See, we're not supposed to be clobbered by hurricanes. We're the favored children of Florida. The 'canes that approach the peninsula from the Atlantic usually either come ashore down south of us, or go north and smack Georgia or South Carolina. The ones that go into the Gulf usually hit the northern or western part of the gulf. Even the ones that turn and hit Tampa don't come through with anything like Charley's force.
Having two major storms (Hurricanes Charley and Frances) crisscross our territory in less than a month's time is unheard of, even by the old-timers.
Then came Ivan, with an uncertain forecast. Several models showed him curving in as he moved north through the Gulf of Mexico and clobbering us, a third storm to do so in a month's time.
Dear hearts, it was too much for many to bear.

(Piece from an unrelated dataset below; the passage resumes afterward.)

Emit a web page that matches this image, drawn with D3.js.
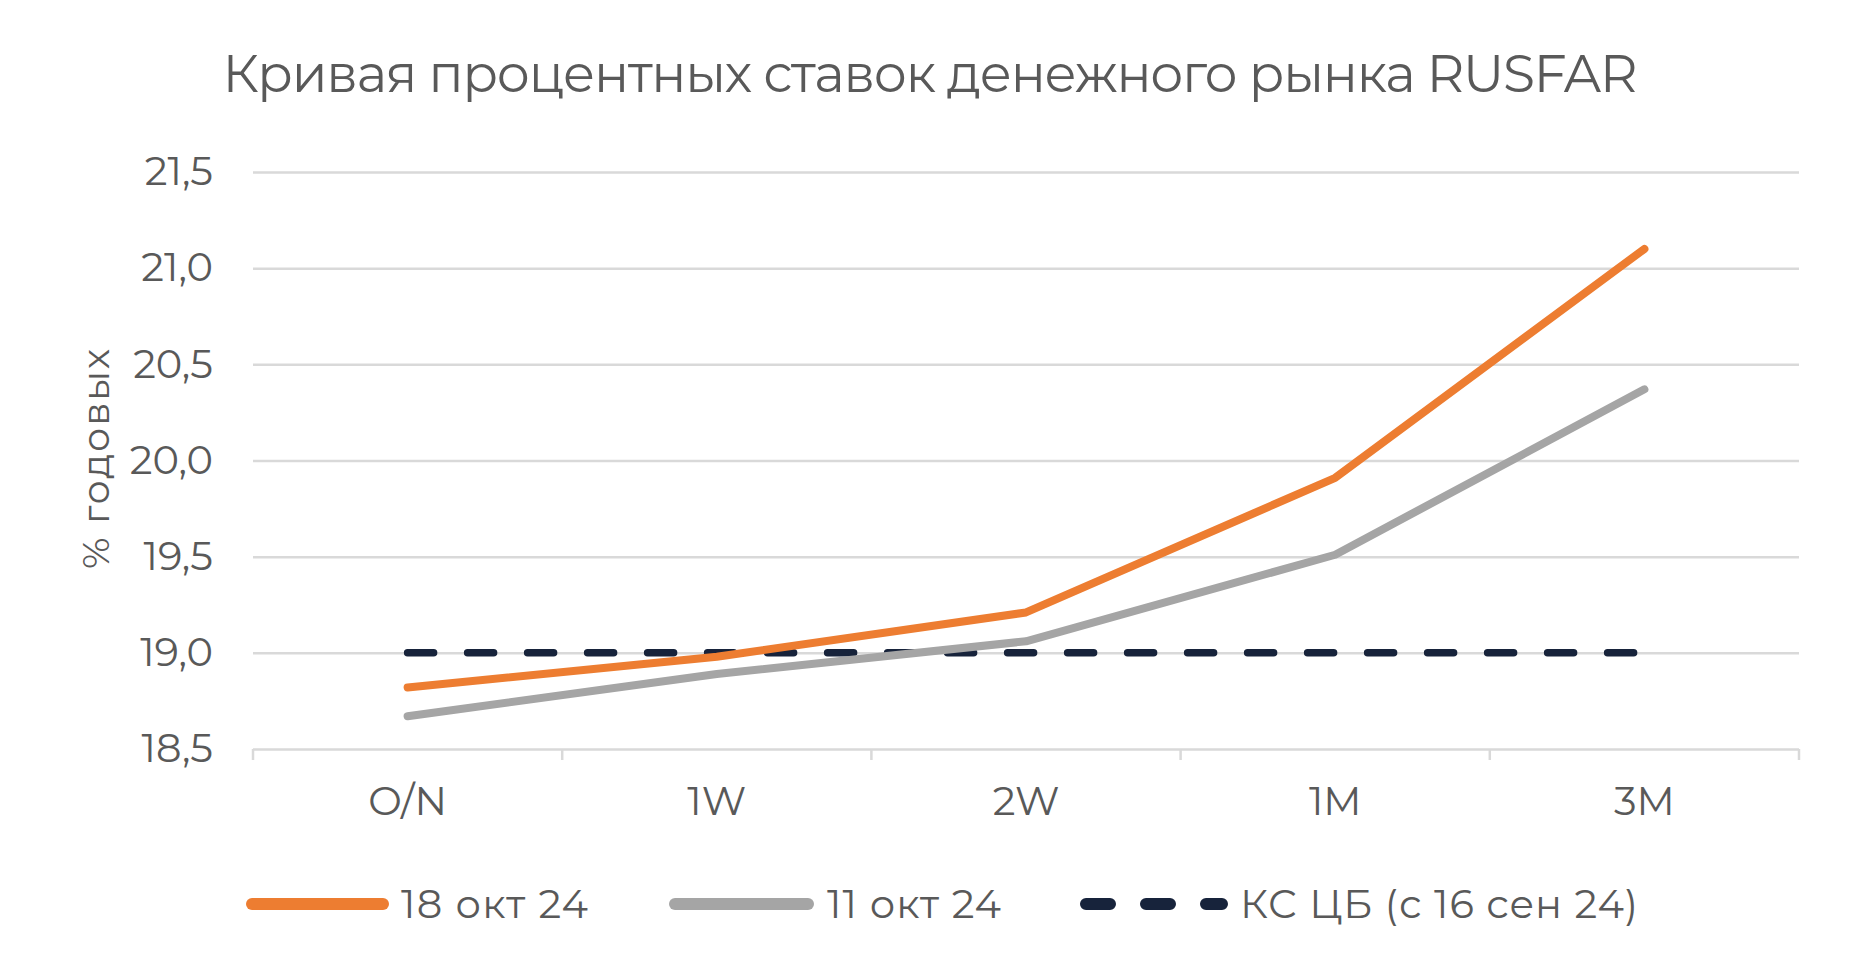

As I said, we didn't want to wish Ivan off on anyone else -- we just wanted him to go away. Disappear. But he refused the invitation. The people in Alabama and northwestern Florida have my prayers and sincere sympathy, as do all the people who were in Ivan's path as he marched northward, carrying death and his bag of tricks -- floods, twisters and more misery.
The devastation Frances left is still evident in my neighborhood. It looks like a twister went through -- you can trace a path of destruction across an intersecting road then down the main thoroughfare, chewing up trees, electric poles and power lines. Maybe that's what woke me at 2 a.m. as the hurricane came through, a twister beating on my windows and tossing a neighbor's tree through my privacy fence as it brushed by.
It was a massacre of trees as Frances came through, much worse than Charley. Frances took her time wreaking havoc. Towering old oaks with trunks six feet wide were torn to bits. Out-of-state contractors are swarming all over the county like ants, throwing sawed-up tree trunks and branches into their plywood-sided trailers.
The miracle is, there was no loss of life around here.
Now I'm watching Tropical Storm Jeanne out in the Atlantic. She's craftily circling, like a shark, trying to build her strength back up to hurricane force. The computer models are all over the place, so who knows what direction she'll end up taking.
I'm praying she'll just stay out in the Atlantic and fizzle away.